Non conosco i nuovi compagni, né loro conoscono me. Ci saranno tempo e occasioni. Oggi, 12 luglio, mi limito a sorridere. Mi aspettano cinque chilometri. Ce la farò? Nelle gambe ne ho appena la metà, e mi sento un rottame. Piede, ginocchio, anche: tutto da buttare. E se mi procurassi danni irrimediabili? La vuoi finire?! Non devi gareggiare, devi divertirti. Parti piano piano e senti come stai, male che vada ti fermi al primo giro.
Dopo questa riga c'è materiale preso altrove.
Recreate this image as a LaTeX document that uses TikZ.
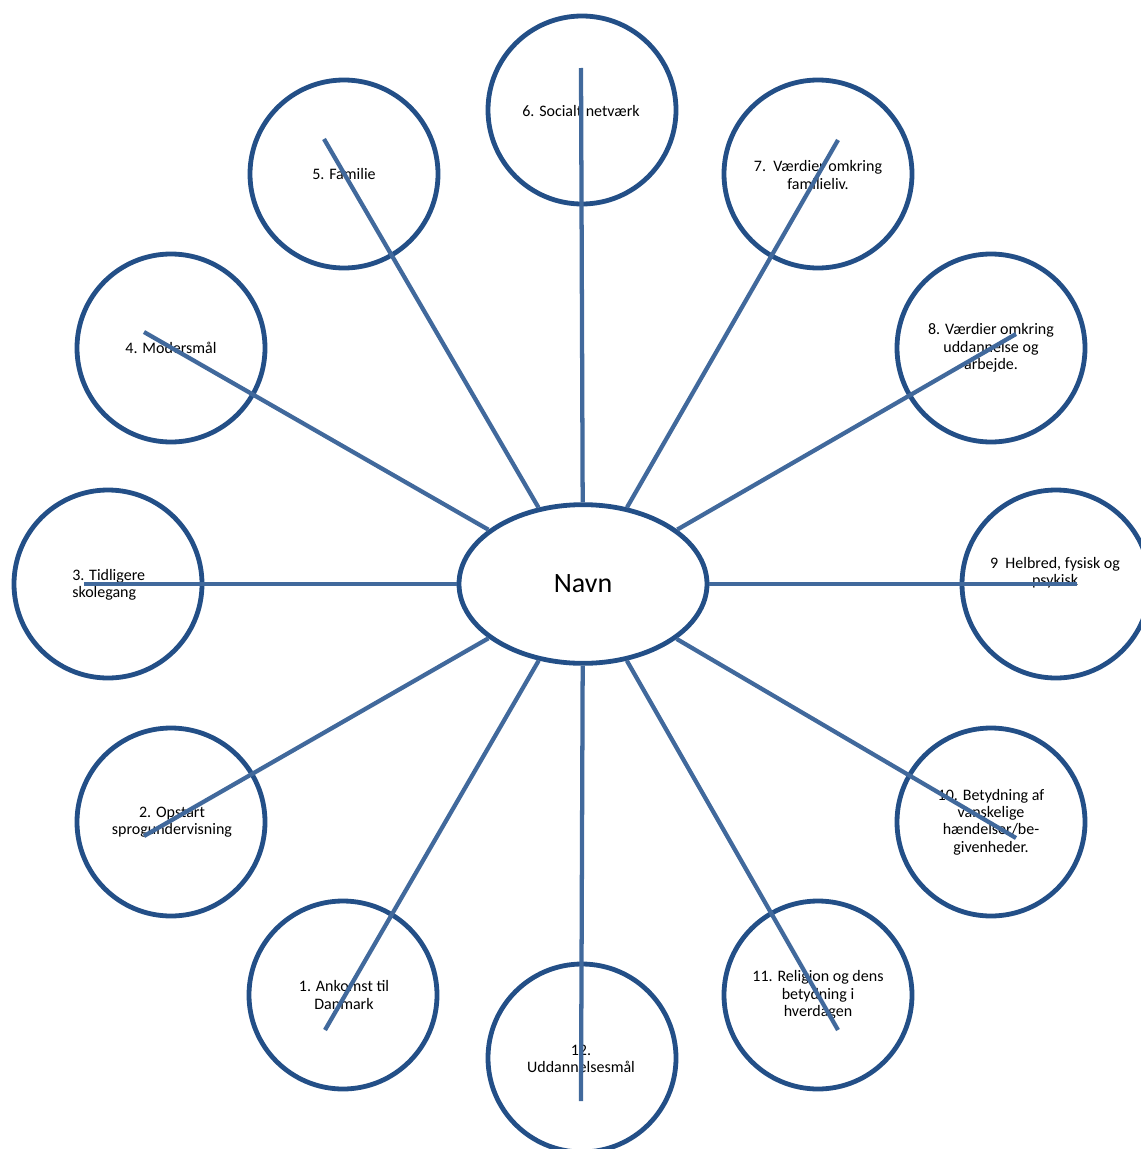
\documentclass[tikz,border=0pt]{standalone}
\usepackage{fontspec}
\setmainfont{Carlito}
\usetikzlibrary{shapes.geometric}
\definecolor{ring}{HTML}{234F87}
\definecolor{spokec}{HTML}{41699C}
\begin{document}
\begin{tikzpicture}[x=0.75pt,y=-0.75pt,
  bubble/.style={circle,draw=ring,line width=3.6pt,fill=white,minimum size=141pt,inner sep=0pt},
  hub/.style={ellipse,draw=ring,line width=3.6pt,fill=white,minimum width=186pt,minimum height=119pt,inner sep=0pt,font=\fontsize{21}{25}\selectfont},
  lbl/.style={align=center,font=\fontsize{12}{13}\selectfont,inner sep=0pt},
  spoke/.style={draw=spokec,line width=3.2pt}]
\useasboundingbox (0,0) rectangle (1140,1149);
% circles
\node[bubble] (c1) at (343,995) {};
\node[bubble] (c2) at (171,822) {};
\node[bubble] (c3) at (108,584) {};
\node[bubble] (c4) at (171,348) {};
\node[bubble] (c5) at (344,174) {};
\node[bubble] (c6) at (582,110) {};
\node[bubble] (c7) at (818,174) {};
\node[bubble] (c8) at (991,348) {};
\node[bubble] (c9) at (1056,584) {};
\node[bubble] (c10) at (991,822) {};
\node[bubble] (c11) at (818,995) {};
\node[bubble] (c12) at (582,1058) {};
% labels
\node[lbl] (t1) at (344,995) {1. Ankomst til\\Danmark};
\node[lbl] (t2) at (172,822) {2. Opstart\\sprogundervisning};
\node[lbl,align=left,anchor=west] (t3) at (72,585) {3. Tidligere\\skolegang};
\node[lbl] (t4) at (171,348) {4. Modersmål};
\node[lbl] (t5) at (344,174) {5. Familie};
\node[lbl] (t6) at (581,111) {6. Socialt netværk};
\node[lbl] (t7) at (818,175) {7.\ \ Værdier omkring\\familieliv.};
\node[lbl] (t8) at (991,348) {8. Værdier omkring\\uddannelse og\\arbejde.};
\node[lbl] (t9) at (1055,573) {9\ \ Helbred, fysisk og\\psykisk};
\node[lbl] (t10) at (991,822) {10. Betydning af\\vanskelige\\hændelser/be-\\givenheder.};
\node[lbl] (t11) at (818,995) {11. Religion og dens\\betydning i\\hverdagen};
\node[lbl] (t12) at (581,1059) {12.\\Uddannelsesmål};
% hub
\node[hub] (navn) at (583,584) {Navn};
% spoke ends
\coordinate (e1) at (325,1030);
\coordinate (e2) at (144,836);
\coordinate (e3) at (84,584);
\coordinate (e4) at (144,332);
\coordinate (e5) at (324,139);
\coordinate (e6) at (581,68);
\coordinate (e7) at (838,140);
\coordinate (e8) at (1016,334);
\coordinate (e9) at (1077,584);
\coordinate (e10) at (1016,838);
\coordinate (e11) at (838,1030);
\coordinate (e12) at (581,1101);
\foreach \i in {1,...,12} {\draw[spoke] (navn) -- (e\i);}
\end{tikzpicture}
\end{document}
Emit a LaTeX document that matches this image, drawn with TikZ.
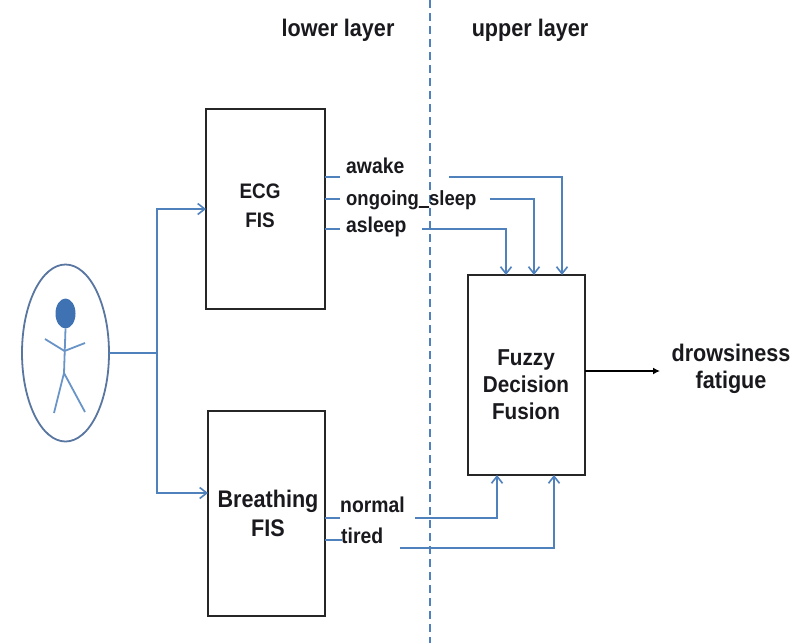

Schierarsi nelle retrovie è decisamente rasserenante: se non temessi le reazioni del mio fisico, potrei dirmi totalmente rilassata. Lo sparo, da quanto tempo non lo udivo? Eccomi di corsa, alla ricerca di un assetto decente. Mi sento tutta storta, gli appoggi scomposti, il passo incerto. Il tallone si fa sentire, e questo non può che condizionare l’andatura. Ma procedo convinta, trovandomi mio malgrado a superare alcune ragazze. Il percorso si snoda all’interno di un parco, sentiero ghiaiato, ma non mi disturba. Mi sforzo per rimanere concentrata sulla mia corsa, nel tentativo di non buttare i piedi a vanvera, cercando di sollevare le ginocchia e di assecondarle con le braccia. So di avere esaurito i bonus per migliorare la tecnica, ma in questi giorni di ripresa ho notato che i dettagli possono fare la differenza. Il tratto che si approssima alla linea di partenza è alquanto tortuoso, ma c’è un gran tifo. Echeggia il mio nome, non riconosco le voci e non cerco i volti: in teoria non sto gareggiando, in realtà sto cercando di esprimermi al meglio. Non ho in mente né crono né tantomeno posizione: voglio solo correre sorridendo, sorridere perché sto correndo. Mancano un paio di chilometri, sarebbe il momento di spingere un po’ di più. Comincio però ad accusare, la mia resistenza è messa a dura prova. Ciò nonostante, sono sempre in sorpasso. Il periplo che precede l’arrivo è infinito, ma l’emozione supera la stanchezza. Un cenno di “cinque” a Tiziano, finalmente mi vede correre – con i miei mille difetti, ma che importa? Vorrei gridare, piangere e ridere di gioia. Posso permettermelo? Non avrò azzardato troppo? Quanto zoppicherò domani? Felicissima, sì, ma anche preoccupata. Mi godo il qui e ora; il tarlo del domani, però, non mi dà tregua. Dovrò conviverci. Basta tenerlo sotto controllo: basta, soprattutto, essere convinta dell’unica verità assoluta. Sono guarita. Da qui si riparte. Con nuovi colori, nuovi stimoli e nuove prospettive. Sarà una magnifica estate.